Basically what I do is keep the load manifest unsigned and give the rest of the paperwork to the dock foreman. Until the manifest is signed you are still in control of the load. No one can stop you from leaving the property with freight until that paper is signed. Now you calmly tell the foreman that your not paying someone to take his freight off of your trailer as your not the one that put it there. Before the foreman can argue that point tell the foreman that you are going to climb into your sleeper and take a 2 hour nap at witch point you will leave empty or loaded. Any freight left in the trailer will then be turned over to a company that handles 'Overage, Shortage, and Damage' and the foreman and his company can pay the extra fees and shipping costs to bring it back to the property where its already sitting now. Also throw in something about H.O.S. and how if there not fast you will be required to spend the next 10 hours on their property.

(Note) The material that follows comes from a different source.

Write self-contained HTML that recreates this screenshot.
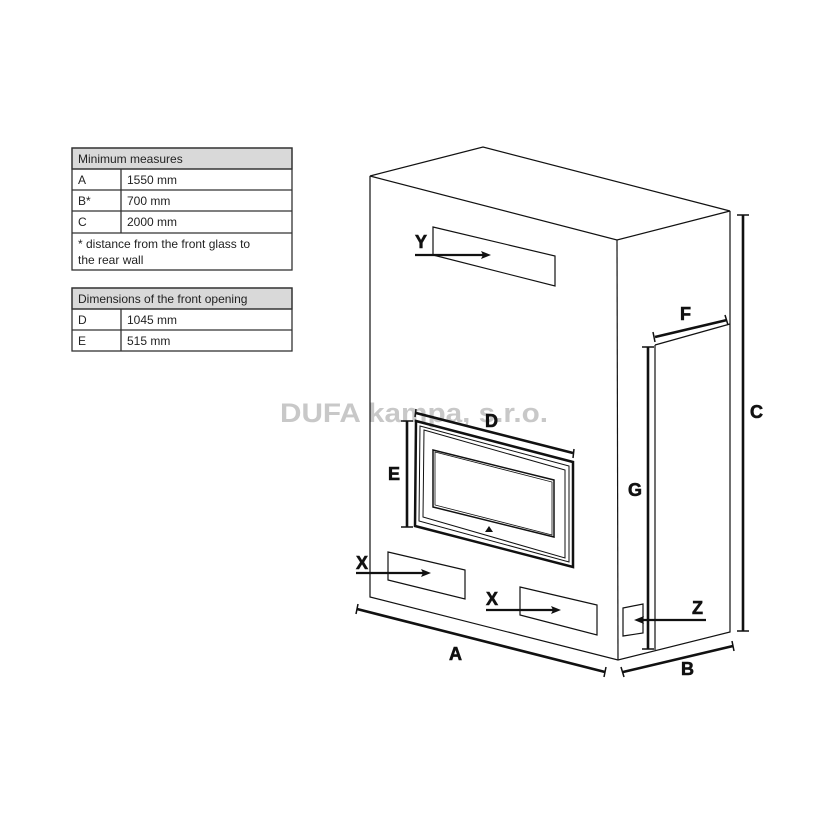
<!DOCTYPE html>
<html><head><meta charset="utf-8"><style>
html,body{margin:0;padding:0;background:#fff}
svg{display:block}
text{font-family:"Liberation Sans",Arial,sans-serif}
.t{font-size:12px;fill:#222}
.L{font-size:18px;font-weight:bold;fill:#111;stroke:#111;stroke-width:0.6}
</style></head><body>
<svg width="830" height="830" viewBox="0 0 830 830" xmlns="http://www.w3.org/2000/svg">
<g stroke="#333" stroke-width="1.3" fill="none">
<rect x="72" y="148" width="220" height="21" fill="#d9d9d9"/>
<rect x="72" y="148" width="220" height="122"/>
<line x1="72" y1="169" x2="292" y2="169"/><line x1="72" y1="190" x2="292" y2="190"/>
<line x1="72" y1="211" x2="292" y2="211"/><line x1="72" y1="233" x2="292" y2="233"/>
<line x1="121" y1="169" x2="121" y2="233"/>
<rect x="72" y="288" width="220" height="21" fill="#d9d9d9"/>
<rect x="72" y="288" width="220" height="63"/>
<line x1="72" y1="309" x2="292" y2="309"/><line x1="72" y1="330" x2="292" y2="330"/>
<line x1="121" y1="309" x2="121" y2="351"/>
</g>
<text class="t" x="78" y="163">Minimum measures</text>
<text class="t" x="78" y="184">A</text><text class="t" x="127" y="184">1550 mm</text>
<text class="t" x="78" y="205">B*</text><text class="t" x="127" y="205">700 mm</text>
<text class="t" x="78" y="226">C</text><text class="t" x="127" y="226">2000 mm</text>
<text class="t" x="78" y="248">* distance from the front glass to</text>
<text class="t" x="78" y="264">the rear wall</text>
<text class="t" x="78" y="303">Dimensions of the front opening</text>
<text class="t" x="78" y="324">D</text><text class="t" x="127" y="324">1045 mm</text>
<text class="t" x="78" y="345">E</text><text class="t" x="127" y="345">515 mm</text>

<text x="280" y="422" font-size="27" font-weight="bold" fill="#c8c8c8" textLength="268" lengthAdjust="spacingAndGlyphs" font-family="Liberation Sans,Arial,sans-serif">DUFA kampa, s.r.o.</text>

<g stroke="#111" stroke-width="1.2" fill="none" stroke-linejoin="miter">
<polygon points="370,176 483,147 730,211 617,240"/>
<polyline points="370,176 370,597 618,660 730,632 730,211"/>
<line x1="617" y1="240" x2="618" y2="660"/>
<polyline points="655,345 730,324"/>
<polyline points="655,345 655,650"/>
<polygon points="433,227 555,256 555,286 433,255"/>
<polygon points="388,552 465,570 465,599 388,580"/>
<polygon points="520,587 597,605 597,635 520,615"/>
<polygon points="623,608 643,604 643,633 623,636"/>
<polygon points="416,421 573,462 573,567 415,526" stroke-width="2.5"/>
<polygon points="420,426 569,466 569,562 419,521" stroke-width="1"/>
<polygon points="424,430 565,470 565,558 423,517" stroke-width="1"/>
<polygon points="433,450 554,480 554,537 433,507" stroke-width="1.5"/>
<polygon points="435,452 552,482 552,535 435,505" stroke-width="0.8"/>
</g>
<path d="M489,526 l4,6 l-8,0 z" fill="#111"/>

<g stroke="#111" stroke-width="2.6" fill="none">
<line x1="416" y1="413" x2="573" y2="453"/>
<line x1="407" y1="421" x2="407" y2="527"/>
<line x1="648" y1="347" x2="648" y2="649"/>
<line x1="743" y1="215" x2="743" y2="631"/>
<line x1="655" y1="337" x2="727" y2="320"/>
<line x1="357" y1="609" x2="605" y2="672"/>
<line x1="623" y1="672" x2="733" y2="646"/>
</g>
<g stroke="#111" stroke-width="1.5">
<line x1="401" y1="421" x2="413" y2="421"/><line x1="401" y1="527" x2="413" y2="527"/>
<line x1="642" y1="347" x2="654" y2="347"/><line x1="642" y1="649" x2="654" y2="649"/>
<line x1="737" y1="215" x2="749" y2="215"/><line x1="737" y1="631" x2="749" y2="631"/>
<line x1="416" y1="409" x2="415" y2="417"/><line x1="574" y1="449" x2="573" y2="458"/>
<line x1="653" y1="332" x2="655" y2="342"/><line x1="725" y1="315" x2="728" y2="325"/>
<line x1="358" y1="604" x2="356" y2="614"/><line x1="606" y1="667" x2="604" y2="677"/>
<line x1="621" y1="667" x2="624" y2="677"/><line x1="732" y1="641" x2="734" y2="651"/>
</g>

<g stroke="#111" stroke-width="2.2">
<line x1="415" y1="255" x2="484" y2="255"/>
<line x1="356" y1="573" x2="424" y2="573"/>
<line x1="486" y1="610" x2="554" y2="610"/>
<line x1="706" y1="620" x2="641" y2="620"/>
</g>
<g fill="#111">
<path d="M491,255 l-10,-4 l2,4 l-2,4 z"/>
<path d="M431,573 l-10,-4 l2,4 l-2,4 z"/>
<path d="M561,610 l-10,-4 l2,4 l-2,4 z"/>
<path d="M634,620 l10,-4 l-2,4 l2,4 z"/>
</g>

<text class="L" x="415" y="248">Y</text>
<text class="L" x="356" y="569">X</text>
<text class="L" x="486" y="605">X</text>
<text class="L" x="692" y="614">Z</text>
<text class="L" x="449" y="660">A</text>
<text class="L" x="681" y="675">B</text>
<text class="L" x="750" y="418">C</text>
<text class="L" x="485" y="427">D</text>
<text class="L" x="388" y="480">E</text>
<text class="L" x="680" y="320">F</text>
<text class="L" x="628" y="496">G</text>
</svg>
</body></html>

I have done this at several Safeway's, Fred Myers, and Ray's just to name a couple and once I figured out just how to pull this off I would feel a forklift in the trailer by the time I got back to the truck and I never heard a peep from my company about it.
Bottom line, I know most of what I said is pure garbage and wouldn't fly in the long run but most foremans are uneducated and afraid what your saying might be right and instead of risking getting yelled at by there boss later they will roll over for you. -
So basically you bluffed him? Nice job, but don't expect that to work too often.
The problem is this. When you show up at a grocery warehouse with a load, you are in a very bad position, as you or your company won't get paid for the haul until the BOL gets signed, and that won't happen until after the freight is unloaded and segregated if need be. Until then, you need them a lot more then they need you.
As for mentioning HOS regulations, save your breath for someone that can spell, as the schmuck you may wind up giving a day's pay to for unloading your trailer probably can't. Your time constraints are of no concern.